Where the significance of mobile is moving also depends on what level of the industry you’re at. For most it’s still a search, discovery, sharing tool, which is why it’s so relevant for retailers especially. Department stores need to be on top of it in terms of ‘showrooming’ or risk losing out to the competition. For luxury brands however, it’s perhaps a different story focused more on content than ecommerce in terms of the consumer base at this stage.

– Any predictions for how fashion and technology will mix over the next few years?

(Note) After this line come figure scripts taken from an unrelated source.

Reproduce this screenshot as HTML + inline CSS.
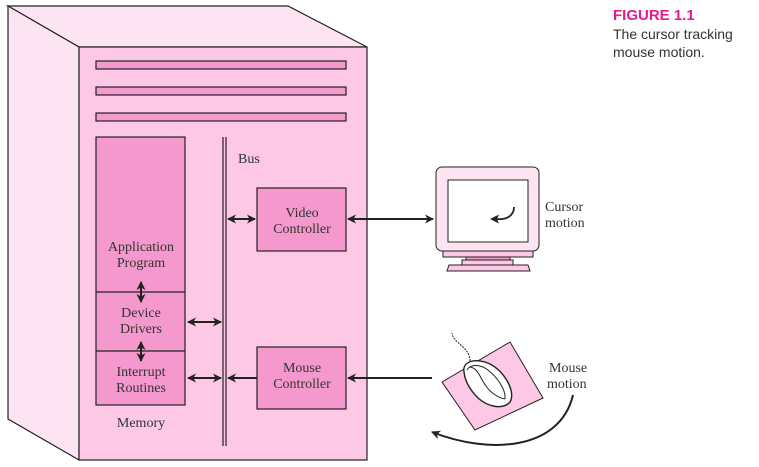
<!DOCTYPE html>
<html><head><meta charset="utf-8"><style>
html,body{margin:0;padding:0;background:#fff;width:759px;height:467px;overflow:hidden}
svg{display:block}
.s{font-family:"Liberation Serif",serif;font-size:14px;fill:#333}
</style></head><body>
<svg width="759" height="467" viewBox="0 0 759 467">
<defs>
<marker id="a" markerWidth="10" markerHeight="10" refX="8" refY="5" orient="auto-start-reverse" markerUnits="userSpaceOnUse">
<path d="M0,0.5 L9,5 L0,9.5 L2.5,5Z" fill="#222"/></marker>
</defs>
<g stroke="#222" stroke-width="1.2">
<polygon points="8,6 288,6 367,47 79,47" fill="#fde4f2"/>
<polygon points="8,6 79,47 79,460 8,419" fill="#fde4f2"/>
<rect x="79" y="47" width="288" height="413" fill="#fcc8e6"/>
<rect x="96" y="61" width="250" height="8" fill="#f598cd"/>
<rect x="96" y="87" width="250" height="8" fill="#f598cd"/>
<rect x="96" y="113" width="250" height="8" fill="#f598cd"/>
<rect x="96" y="137" width="89" height="268" fill="#f598cd"/>
<line x1="96" y1="292" x2="185" y2="292"/>
<line x1="96" y1="351" x2="185" y2="351"/>
<line x1="223" y1="137" x2="223" y2="446"/>
<line x1="226" y1="137" x2="226" y2="446"/>
<rect x="257" y="188" width="89" height="63" fill="#f598cd"/>
<rect x="257" y="347" width="89" height="62" fill="#f598cd"/>
</g>
<g stroke="#222" stroke-width="2" fill="none">
<line x1="141" y1="282" x2="141" y2="302" marker-start="url(#a)" marker-end="url(#a)"/>
<line x1="141" y1="342" x2="141" y2="361" marker-start="url(#a)" marker-end="url(#a)"/>
<line x1="188" y1="322" x2="221" y2="322" marker-start="url(#a)" marker-end="url(#a)"/>
<line x1="188" y1="378" x2="221" y2="378" marker-start="url(#a)" marker-end="url(#a)"/>
<line x1="257" y1="378" x2="228" y2="378" marker-end="url(#a)"/>
<line x1="228" y1="219" x2="255" y2="219" marker-start="url(#a)" marker-end="url(#a)"/>
<line x1="348" y1="219" x2="433" y2="219" marker-start="url(#a)" marker-end="url(#a)"/>
<line x1="432" y1="378" x2="348" y2="378" marker-end="url(#a)"/>
<path d="M573,395 C560,450 490,455 432,432" marker-end="url(#a)"/>
</g>
<text class="s" x="238" y="163">Bus</text>
<text class="s" x="141" y="251" text-anchor="middle">Application</text>
<text class="s" x="141" y="267" text-anchor="middle">Program</text>
<text class="s" x="141" y="317" text-anchor="middle">Device</text>
<text class="s" x="141" y="333" text-anchor="middle">Drivers</text>
<text class="s" x="141" y="376" text-anchor="middle">Interrupt</text>
<text class="s" x="141" y="392" text-anchor="middle">Routines</text>
<text class="s" x="141" y="427" text-anchor="middle">Memory</text>
<text class="s" x="302" y="217" text-anchor="middle">Video</text>
<text class="s" x="302" y="233" text-anchor="middle">Controller</text>
<text class="s" x="302" y="372" text-anchor="middle">Mouse</text>
<text class="s" x="302" y="388" text-anchor="middle">Controller</text>
<text class="s" x="545" y="211">Cursor</text>
<text class="s" x="545" y="227">motion</text>
<text class="s" x="549" y="372">Mouse</text>
<text class="s" x="547" y="388">motion</text>
<g stroke="#222" stroke-width="1">
<rect x="436" y="167" width="103" height="84" rx="6" fill="#fde4f2"/>
<rect x="448" y="180" width="80" height="62" fill="#fff"/>
<rect x="443" y="251" width="90" height="6" fill="#fcc8e6"/>
<rect x="466" y="257" width="44" height="3" fill="#f598cd"/>
<rect x="462" y="260" width="51" height="5" fill="#fcc8e6"/>
<polygon points="449,265 528,265 530,271 447,271" fill="#fcc8e6"/>
<polygon points="442,382 510,342 543,398 475,430" fill="#fcc8e6"/>
<path d="M464,372 C462,360 478,358 490,364 C505,372 516,392 510,402 C503,410 488,407 478,398 C470,390 465,382 464,372Z" fill="#fff" stroke-width="1.4"/>
<path d="M467,370 C470,364 480,364 488,370 C498,378 506,390 505,399" fill="none"/>
<path d="M470,367 C478,368 480,378 486,386 C490,392 498,398 505,399" fill="none"/>
<path d="M470,361 C470,354 466,350 462,346 C456,341 452,337 452,333" fill="none" stroke-dasharray="2,1"/>
</g>
<path d="M514,207 C514,216 506,220 497,219" stroke="#222" stroke-width="1.8" fill="none"/>
<path d="M490,219 L499,214.5 L497,219 L499,223.5Z" fill="#222"/>
<text x="613" y="20" style="font-family:'Liberation Sans',sans-serif;font-weight:bold;font-size:15px;fill:#e8198b">FIGURE 1.1</text>
<text x="613" y="39" style="font-family:'Liberation Sans',sans-serif;font-size:14px;fill:#333">The cursor tracking</text>
<text x="613" y="57" style="font-family:'Liberation Sans',sans-serif;font-size:14px;fill:#333">mouse motion.</text>
</svg>
</body></html>
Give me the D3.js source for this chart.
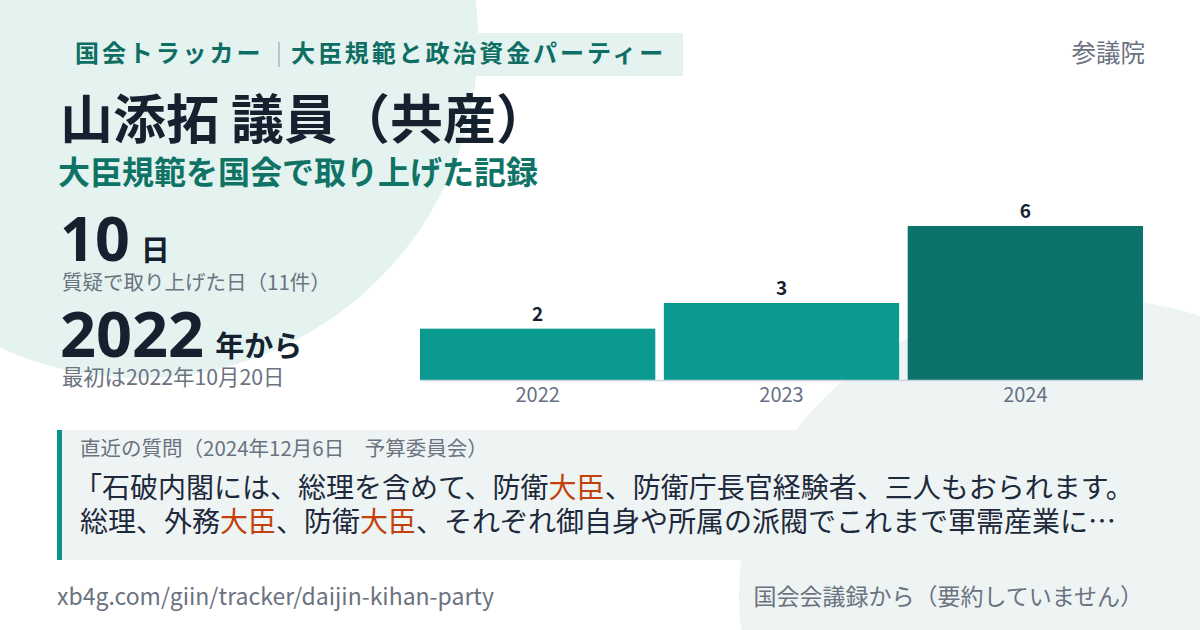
<!DOCTYPE html>
<html>
<head>
<meta charset="utf-8">
<script src="https://cdn.jsdelivr.net/npm/d3@7"></script>
<style>
  html, body { margin: 0; padding: 0; background: #fff; }
  svg { display: block; font-family: "Noto Sans CJK JP", "Noto Sans", sans-serif; }
</style>
</head>
<body>
<svg id="card" width="1200" height="630"></svg>
<script>
// データ
const years  = ["2022", "2023", "2024"];
const counts = [2, 3, 6];
const headerParts = ["国会トラッカー", "大臣規範と政治資金パーティー"];
const chamber = "参議院";
const title = "山添拓 議員（共産）";
const subtitle = "大臣規範を国会で取り上げた記録";
const stats = [
  { big: "10", unit: "日", note: "質疑で取り上げた日（11件）" },
  { big: "2022", unit: "年から", note: "最初は2022年10月20日" }
];
const quoteMeta = "直近の質問（2024年12月6日　予算委員会）";
const quoteLines = [
  "「石破内閣には、総理を含めて、防衛大臣、防衛庁長官経験者、三人もおられます。",
  "総理、外務大臣、防衛大臣、それぞれ御自身や所属の派閥でこれまで軍需産業に…"
];
const keyword = "大臣";
const footerLeft = "xb4g.com/giin/tracker/daijin-kihan-party";
const footerRight = "国会会議録から（要約していません）";

const svg = d3.select("#card");
const W = 1200, H = 630;

// 背景
svg.append("rect").attr("width", W).attr("height", H).attr("fill", "#ffffff");
svg.append("circle").attr("cx", 140).attr("cy", 40).attr("r", 338).attr("fill", "#e4f3f0");
svg.append("ellipse").attr("cx", 1080).attr("cy", 595).attr("rx", 341).attr("ry", 298).attr("fill", "#eef4f4");

// ヘッダーラベル
svg.append("rect").attr("x", 62).attr("y", 33).attr("width", 621).attr("height", 43).attr("fill", "#e4f3f0");
const hdr = svg.append("text")
  .attr("x", 75).attr("y", 62)
  .attr("font-size", 24).attr("font-weight", 700)
  .attr("letter-spacing", 2.9)
  .attr("fill", "#0f6e64");
hdr.append("tspan").text(headerParts[0]);
hdr.append("tspan").attr("x", 291).text(headerParts[1]);
svg.append("line").attr("x1", 279).attr("x2", 279).attr("y1", 42).attr("y2", 67)
  .attr("stroke", "#9aa6b2").attr("stroke-width", 1.2);

svg.append("text").attr("x", 1145).attr("y", 62)
  .attr("text-anchor", "end").attr("font-size", 24.5)
  .attr("fill", "#6b7280").text(chamber);

// タイトル
svg.append("text").attr("x", 60).attr("y", 139)
  .attr("font-size", 53).attr("font-weight", 700)
  .attr("fill", "#15212f").text(title);
svg.append("text").attr("x", 58).attr("y", 184)
  .attr("font-size", 32).attr("font-weight", 700)
  .attr("fill", "#0f7366").text(subtitle);

// 統計
const statY = [261, 357];
stats.forEach((s, i) => {
  const t = svg.append("text").attr("x", 60).attr("y", statY[i]).attr("fill", "#15212f").attr("font-weight", 700);
  t.append("tspan").attr("font-size", i === 0 ? 61 : 63).attr("font-family", "'Noto Sans', sans-serif").text(s.big);
  t.append("tspan").attr("font-size", 29).attr("dx", 11).text(s.unit);
  svg.append("text").attr("x", 62).attr("y", statY[i] + (i === 0 ? 29 : 28))
    .attr("font-size", i === 0 ? 20.5 : 21.3).attr("fill", "#6b7280").text(s.note);
});

// 棒グラフ
const x = d3.scaleBand().domain(years).range([420, 1143]).paddingInner(0.035).paddingOuter(0);
const y = d3.scaleLinear().domain([0, 6]).range([380, 226]);
const maxCount = d3.max(counts);

const chart = svg.append("g");
chart.selectAll("rect.bar")
  .data(years)
  .join("rect")
  .attr("class", "bar")
  .attr("x", d => x(d))
  .attr("y", (d, i) => y(counts[i]))
  .attr("width", x.bandwidth())
  .attr("height", (d, i) => y(0) - y(counts[i]))
  .attr("fill", (d, i) => counts[i] === maxCount ? "#0b7369" : "#0b9a8f");

chart.selectAll("text.val")
  .data(years)
  .join("text")
  .attr("class", "val")
  .attr("x", d => x(d) + x.bandwidth() / 2)
  .attr("y", (d, i) => y(counts[i]) - 8)
  .attr("text-anchor", "middle")
  .attr("font-size", 19).attr("font-weight", 700)
  .attr("fill", "#15212f")
  .text((d, i) => counts[i]);

const axis = chart.append("g")
  .attr("transform", `translate(0,${y(0)})`)
  .call(d3.axisBottom(x).tickSize(0).tickPadding(8).tickSizeOuter(0));
axis.select(".domain").attr("stroke", "#cbd5e1").attr("stroke-width", 1.5);
axis.selectAll(".tick text")
  .attr("font-family", "'Noto Sans CJK JP', sans-serif")
  .attr("font-size", 20).attr("fill", "#667085").attr("dy", "0.71em");

// 引用ボックス
svg.append("rect").attr("x", 57).attr("y", 430).attr("width", 1143).attr("height", 130).attr("fill", "#eef4f4");
svg.append("rect").attr("x", 57).attr("y", 430).attr("width", 5).attr("height", 130).attr("fill", "#0d9488");
svg.append("text").attr("x", 80).attr("y", 456)
  .attr("font-size", 20.5).attr("fill", "#6b7280").text(quoteMeta);

const qY = [498, 532];
quoteLines.forEach((line, i) => {
  const t = svg.append("text").attr("x", i === 0 ? 74 : 80).attr("y", qY[i])
    .attr("font-size", 28).attr("fill", "#1e293b");
  const parts = line.split(keyword);
  parts.forEach((p, j) => {
    if (p) t.append("tspan").text(p);
    if (j < parts.length - 1) t.append("tspan").attr("fill", "#c2410c").text(keyword);
  });
});

// フッター
svg.append("text").attr("x", 57).attr("y", 605)
  .attr("font-size", 23).attr("fill", "#6b7280").text(footerLeft);
svg.append("text").attr("x", 1143).attr("y", 605)
  .attr("text-anchor", "end").attr("font-size", 23)
  .attr("fill", "#6b7280").text(footerRight);
</script>
</body>
</html>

Safe to say it will continue to do so across the board. In terms of specifics however, content is still key for me, especially of the video variety – brands sussing out how to use Vine effectively in terms of longterm strategy for instance. It’s that buzzword ‘storytelling’ that counts – it might not be new, but it’s important, and a lot of where we’re at with digital strategy is repetition, especially in an industry like fashion that needs the encouragement to take leaps.

I’m always particularly watchful of the fashion week seasons too; the big trend to emerge from there of late is partnerships with tech companies for instance, as evidenced by Topshop and Google this February. Expect a LOT more of this to follow. Other keywords include co-creation, and things like 3D printing, not to mention wearable technology.

But for me, it’s the social sophistication one that will matter the most. We’re at a good time with the industry – it’s been about experimentation but now it’s about that bedding-in and cementing what works to find ROI. While there are always new start-ups in the space, and there’ll continue to be more, nailing how to work with the ones we’ve already got is a pretty good starting point, not to mention the basis for a watertight digital strategy.